=== WHAT THE TASK REQUIRES ===
Begin with the first line below and retype each line exactly through the line containing "0.144, 0.146, 0.147];". Any pictures are to be left out.
_ _ _
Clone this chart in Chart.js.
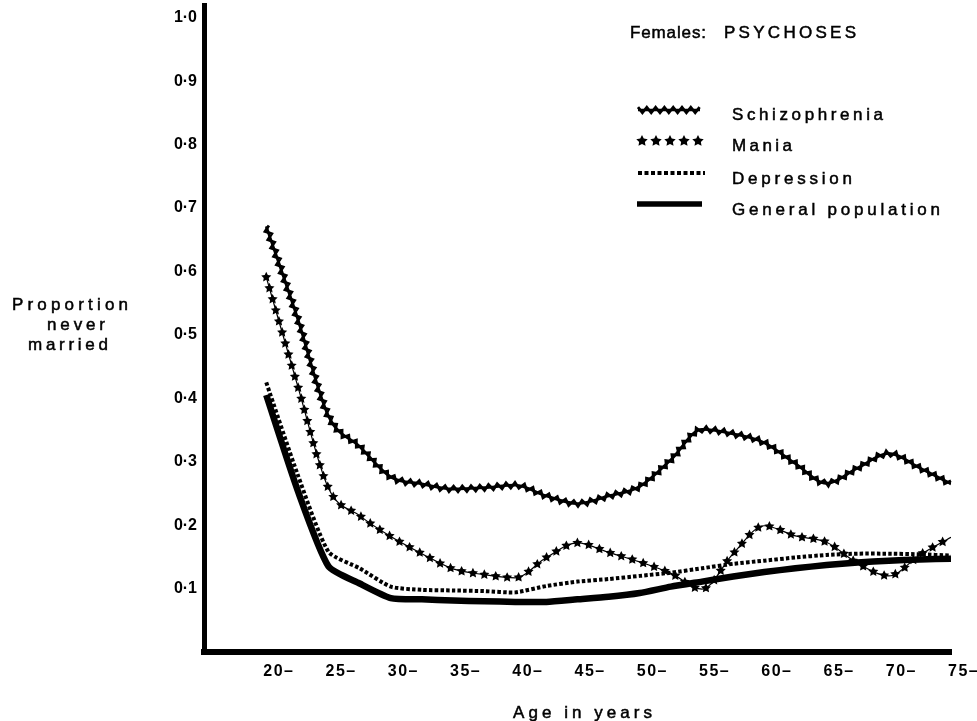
<!DOCTYPE html>
<html>
<head>
<meta charset="utf-8">
<script src="https://cdn.jsdelivr.net/npm/chart.js@4.4.1/dist/chart.umd.min.js"></script>
<style>
  html, body { margin: 0; padding: 0; background: #fff; }
  canvas { display: block; }
</style>
</head>
<body>
<canvas id="myChart" width="977" height="721"></canvas>

<script>
    // Age groups (years) and proportion never married for each group
    var ages = [20, 22.5, 25, 27.5, 30, 32.5, 35, 37.5, 40, 42.5, 45, 47.5, 50,
                52.5, 55, 57.5, 60, 62.5, 65, 67.5, 70, 72.5, 75];
    var schizophrenia = [0.671, 0.527, 0.372, 0.324, 0.276, 0.265, 0.257, 0.259, 0.263, 0.246, 0.234, 0.246, 0.261,
                         0.303, 0.351, 0.344, 0.330, 0.297, 0.266, 0.290, 0.313, 0.290, 0.265];
    var mania = [0.591, 0.421, 0.258, 0.215, 0.182, 0.155, 0.131, 0.122, 0.117, 0.149, 0.172, 0.157, 0.142,
                 0.124, 0.099, 0.155, 0.199, 0.183, 0.173, 0.140, 0.120, 0.153, 0.181];
    var depression = [0.425, 0.281, 0.158, 0.132, 0.103, 0.098, 0.097, 0.096, 0.094, 0.104, 0.111, 0.115, 0.120,
                      0.125, 0.132, 0.139, 0.144, 0.149, 0.153, 0.155, 0.155, 0.154, 0.152];
    var generalPopulation = [0.405, 0.256, 0.135, 0.108, 0.085, 0.083, 0.081, 0.080, 0.079, 0.079, 0.083, 0.087, 0.093,
                             0.103, 0.111, 0.119, 0.126, 0.132, 0.137, 0.141, 0.144, 0.146, 0.147];

    // Axis ticks
    var yTicks = [0.1, 0.2, 0.3, 0.4, 0.5, 0.6, 0.7, 0.8, 0.9, 1.0];
    var xTickAges = [20, 25, 30, 35, 40, 45, 50, 55, 60, 65, 70, 75];
    var xTickLabels = ['20–', '25–', '30–', '35–', '40–', '45–', '50–', '55–', '60–', '65–', '70–', '75–'];

    var seriesNames = ['Schizophrenia', 'Mania', 'Depression', 'General population'];

    var FONT = '"Liberation Sans", Arial, sans-serif';

    // text stretched with letter spacing to a given width
    function spacedText(ctx, text, x, y, width, font) {
        ctx.save();
        ctx.font = font;
        ctx.fillStyle = '#000';
        ctx.strokeStyle = '#000';
        ctx.lineWidth = 0.5;
        ctx.textBaseline = 'alphabetic';
        ctx.textAlign = 'left';
        ctx.letterSpacing = '0px';
        var natural = ctx.measureText(text).width;
        var gap = text.length > 1 ? (width - natural) / (text.length - 1) : 0;
        ctx.letterSpacing = gap + 'px';
        ctx.fillText(text, x, y);
        ctx.strokeText(text, x, y);
        ctx.restore();
    }

    // turn the line's bezier segments into a dense polyline
    function bezierPolyline(points) {
        var out = [];
        for (var i = 0; i < points.length - 1; i++) {
            var a = points[i], b = points[i + 1];
            var c1x = a.cp2x !== undefined ? a.cp2x : a.x, c1y = a.cp2y !== undefined ? a.cp2y : a.y;
            var c2x = b.cp1x !== undefined ? b.cp1x : b.x, c2y = b.cp1y !== undefined ? b.cp1y : b.y;
            for (var s = 0; s < 30; s++) {
                var t = s / 30, u = 1 - t;
                out.push({
                    x: u * u * u * a.x + 3 * u * u * t * c1x + 3 * u * t * t * c2x + t * t * t * b.x,
                    y: u * u * u * a.y + 3 * u * u * t * c1y + 3 * u * t * t * c2y + t * t * t * b.y
                });
            }
        }
        var last = points[points.length - 1];
        out.push({ x: last.x, y: last.y });
        return out;
    }

    // call fn every `step` px along a polyline
    function walk(poly, step, start, fn) {
        var acc = 0, next = start;
        for (var i = 1; i < poly.length; i++) {
            var a = poly[i - 1], b = poly[i];
            var dx = b.x - a.x, dy = b.y - a.y, len = Math.hypot(dx, dy);
            if (!len) continue;
            while (next <= acc + len) {
                var t = (next - acc) / len;
                fn(a.x + dx * t, a.y + dy * t, dx / len, dy / len);
                next += step;
            }
            acc += len;
        }
    }

    function drawZigzag(ctx, poly, amp, step, width) {
        var pts = [], k = 0;
        walk(poly, step, 0, function(x, y, tx, ty) {
            var s = (k++ % 2 ? 1 : -1) * amp;
            pts.push([x - ty * s, y + tx * s]);
        });
        ctx.beginPath();
        pts.forEach(function(p, i) { i ? ctx.lineTo(p[0], p[1]) : ctx.moveTo(p[0], p[1]); });
        ctx.lineWidth = width;
        ctx.lineJoin = 'miter';
        ctx.strokeStyle = '#000';
        ctx.stroke();
    }

    function drawStar(ctx, x, y, r) {
        ctx.beginPath();
        for (var j = 0; j < 10; j++) {
            var rad = j % 2 ? r * 0.5 : r;
            var ang = -Math.PI / 2 + j * Math.PI / 5;
            var px = x + Math.cos(ang) * rad, py = y + Math.sin(ang) * rad;
            j ? ctx.lineTo(px, py) : ctx.moveTo(px, py);
        }
        ctx.closePath();
        ctx.fillStyle = '#000';
        ctx.fill();
    }

    // zigzag and star decorations along the plotted lines
    var decorPlugin = {
        id: 'lineDecor',
        afterDatasetsDraw: function(chart) {
            var ctx = chart.ctx;
            chart.data.datasets.forEach(function(ds, i) {
                if (!ds.decor) return;
                var poly = bezierPolyline(chart.getDatasetMeta(i).data);
                ctx.save();
                if (ds.decor === 'zigzag') drawZigzag(ctx, poly, 2.8, 4.4, 2.8);
                if (ds.decor === 'stars') walk(poly, 11.5, 0, function(x, y) { drawStar(ctx, x, y, 5.3); });
                ctx.restore();
            });
        }
    };

    // titles, x tick labels and the legend key
    var textPlugin = {
        id: 'chartText',
        afterDraw: function(chart) {
            var ctx = chart.ctx;
            var xs = chart.scales.x;

            ctx.save();
            ctx.font = 'bold 16px ' + FONT;
            ctx.letterSpacing = '1.5px';
            ctx.fillStyle = '#000';
            ctx.textBaseline = 'alphabetic';
            xTickAges.forEach(function(a, i) {
                ctx.fillText(xTickLabels[i], xs.getPixelForValue(a) - 3, 676);
            });
            ctx.restore();

            var f = '17px ' + FONT;
            spacedText(ctx, 'Age in years', 513, 718, 139, f);
            spacedText(ctx, 'Proportion', 12, 310, 116, f);
            spacedText(ctx, 'never', 47, 330, 58, f);
            spacedText(ctx, 'married', 28, 350, 80, f);
            spacedText(ctx, 'Females:', 630, 38, 76, f);
            spacedText(ctx, 'PSYCHOSES', 724, 38, 132, f);

            // legend key
            ctx.save();
            drawZigzag(ctx, [{ x: 638, y: 110 }, { x: 700, y: 110 }], 2.8, 4.4, 2.8);
            ctx.lineWidth = 2.5;
            ctx.beginPath(); ctx.moveTo(638, 110); ctx.lineTo(700, 110); ctx.stroke();
            [642, 656, 670, 684, 698].forEach(function(x) { drawStar(ctx, x, 141, 6); });
            ctx.setLineDash([4, 2.5]);
            ctx.lineWidth = 4;
            ctx.beginPath(); ctx.moveTo(638, 173); ctx.lineTo(705, 173); ctx.stroke();
            ctx.setLineDash([]);
            ctx.lineWidth = 5.5;
            ctx.beginPath(); ctx.moveTo(637, 204); ctx.lineTo(702, 204); ctx.stroke();
            ctx.restore();

            spacedText(ctx, seriesNames[0], 732, 120, 151, f);
            spacedText(ctx, seriesNames[1], 732, 151, 60, f);
            spacedText(ctx, seriesNames[2], 732, 184, 120, f);
            spacedText(ctx, seriesNames[3], 732, 215, 208, f);
        }
    };

    function pointsOf(values) {
        return ages.map(function(a, i) { return { x: a, y: values[i] }; });
    }

    var data = {
        datasets: [{
            label: seriesNames[0],
            data: pointsOf(schizophrenia),
            borderColor: '#000',
            borderWidth: 2.8,
            cubicInterpolationMode: 'monotone',
            decor: 'zigzag'
        }, {
            label: seriesNames[1],
            data: pointsOf(mania),
            borderColor: '#000',
            borderWidth: 1.2,
            cubicInterpolationMode: 'monotone',
            decor: 'stars'
        }, {
            label: seriesNames[2],
            data: pointsOf(depression),
            borderColor: '#000',
            borderWidth: 4,
            borderDash: [3.5, 2.2],
            tension: 0.2
        }, {
            label: seriesNames[3],
            data: pointsOf(generalPopulation),
            borderColor: '#000',
            borderWidth: 6.5,
            tension: 0.2
        }]
    };

    var options = {
        responsive: false,
        animation: false,
        layout: { padding: { left: 0, right: 26, top: 5, bottom: 69 } },
        elements: {
            point: { radius: 0 },
            line: { fill: false }
        },
        plugins: {
            legend: { display: false },
            tooltip: { enabled: false }
        },
        scales: {
            x: {
                type: 'linear',
                min: 15,
                max: 75,
                grid: { display: false, drawTicks: false },
                border: { display: true, color: '#000', width: 6 },
                ticks: { display: false }
            },
            y: {
                min: 0,
                max: 1.02,
                afterFit: function(scale) {
                    scale.width = 204;
                    scale.paddingTop = 0;
                    scale.paddingBottom = 0;
                },
                afterBuildTicks: function(scale) {
                    scale.ticks = yTicks.map(function(v) { return { value: v }; });
                },
                grid: { display: false, drawTicks: false },
                border: { display: true, color: '#000', width: 5 },
                ticks: {
                    padding: 7,
                    color: '#000',
                    font: { family: FONT, size: 16, weight: 'bold' },
                    callback: function(v) { return v.toFixed(1).replace('.', '·'); }
                }
            }
        }
    };

    var ctx = document.getElementById('myChart').getContext('2d');
    var myChart = new Chart(ctx, {
        type: 'line',
        data: data,
        options: options,
        plugins: [decorPlugin, textPlugin]
    });
</script>
</body>
</html>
_ _ _
=== THE RESULT ===
Clone this chart in Chart.js.
<!DOCTYPE html>
<html>
<head>
<meta charset="utf-8">
<script src="https://cdn.jsdelivr.net/npm/chart.js@4.4.1/dist/chart.umd.min.js"></script>
<style>
  html, body { margin: 0; padding: 0; background: #fff; }
  canvas { display: block; }
</style>
</head>
<body>
<canvas id="myChart" width="977" height="721"></canvas>

<script>
    // Age groups (years) and proportion never married for each group
    var ages = [20, 22.5, 25, 27.5, 30, 32.5, 35, 37.5, 40, 42.5, 45, 47.5, 50,
                52.5, 55, 57.5, 60, 62.5, 65, 67.5, 70, 72.5, 75];
    var schizophrenia = [0.671, 0.527, 0.372, 0.324, 0.276, 0.265, 0.257, 0.259, 0.263, 0.246, 0.234, 0.246, 0.261,
                         0.303, 0.351, 0.344, 0.330, 0.297, 0.266, 0.290, 0.313, 0.290, 0.265];
    var mania = [0.591, 0.421, 0.258, 0.215, 0.182, 0.155, 0.131, 0.122, 0.117, 0.149, 0.172, 0.157, 0.142,
                 0.124, 0.099, 0.155, 0.199, 0.183, 0.173, 0.140, 0.120, 0.153, 0.181];
    var depression = [0.425, 0.281, 0.158, 0.132, 0.103, 0.098, 0.097, 0.096, 0.094, 0.104, 0.111, 0.115, 0.120,
                      0.125, 0.132, 0.139, 0.144, 0.149, 0.153, 0.155, 0.155, 0.154, 0.152];
    var generalPopulation = [0.405, 0.256, 0.135, 0.108, 0.085, 0.083, 0.081, 0.080, 0.079, 0.079, 0.083, 0.087, 0.093,
                             0.103, 0.111, 0.119, 0.126, 0.132, 0.137, 0.141, 0.144, 0.146, 0.147];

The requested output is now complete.